Lo scrollytelling può rappresentare una soluzione ideale anche nei casi in cui si debbano spiegare questioni complesse, di materia tecnica o di non immediata comprensione per chi non sia del settore. La struttura a imbuto (prima le informazioni più generiche e, man mano che si scorre la pagina, quelle più dettagliate e tecniche) e la possibilità di scegliere cosa e quanto leggere, infatti, si adattano alle esigenze di un giornalismo di long-form.

Lo scrollytelling al servizio di un giornalismo di dati

La possibilità di giocare con le soluzioni grafiche, infine, fa dello scrollytelling una risorsa strategica per quelle occasioni, sempre più frequenti, in cui si ha a che fare con dati, rilevazioni, statistiche che hanno bisogno di essere rese leggibili e attraenti.

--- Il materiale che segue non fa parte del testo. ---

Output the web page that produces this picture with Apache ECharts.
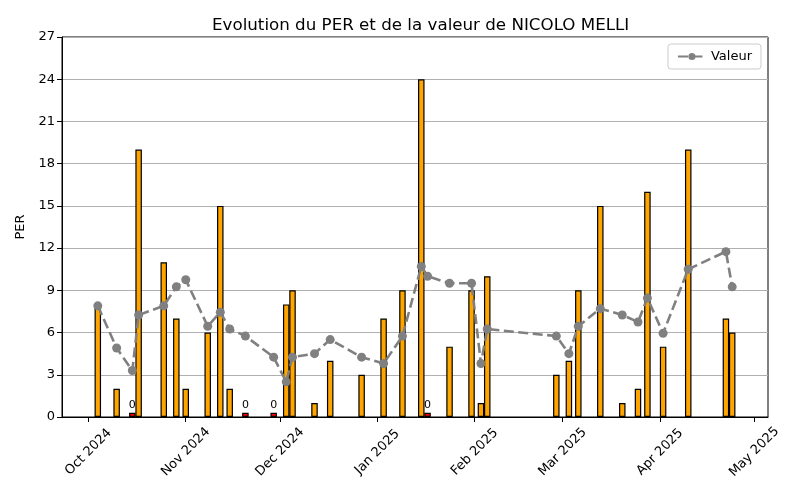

Alcuni studi hanno dimostrato, infatti, che i lettori preferiscono essere guidati attraverso i contenuti, specie se si tratta di dati e simili, e non avere semplicemente un “punto d’accesso” a essi. Progetti di data journalism che usano lo scroll come originale risorsa narrativa sono, per esempio, quello del Tampa Bay Times  che analizza il problema del razzismo nelle scuole pubbliche della Florida con una serie di infografiche dalla facile lettura e dal chiaro appeal visivo o quello del Wall Street Journal che affronta con strumenti simili l’impatto a livello nazionale e non della crisi demografica africana. Senza contare una svariata serie di iniziative che combinano gli strumenti del visual journalism e i principi dello scrollytelling per fare giornalismo esplicativo: dalla conformazione del sistema solare alle origini e lo sviluppo dello Stato Islamico, ci sono tantissime cose da imparare a portata di scroll.

Ciò di cui è meno immediato accorgersi, invece, è come lo scrollytelling richieda un approccio collaborativo e sinergico tra le diverse professionalità che operano nell’ambiente giornalistico: redattori, designer, sviluppatori sono tutti protagonisti quando c’è da raccontare una storia a prova di scroll. Anche per questo c’è chi ha visto nello scrollytelling una delle issue, come la riscoperta della serialità, che potrebbero guidare il giornalismo digitale ben oltre la crisi di credibilità e l’impossibilità di trovare modelli di business efficienti.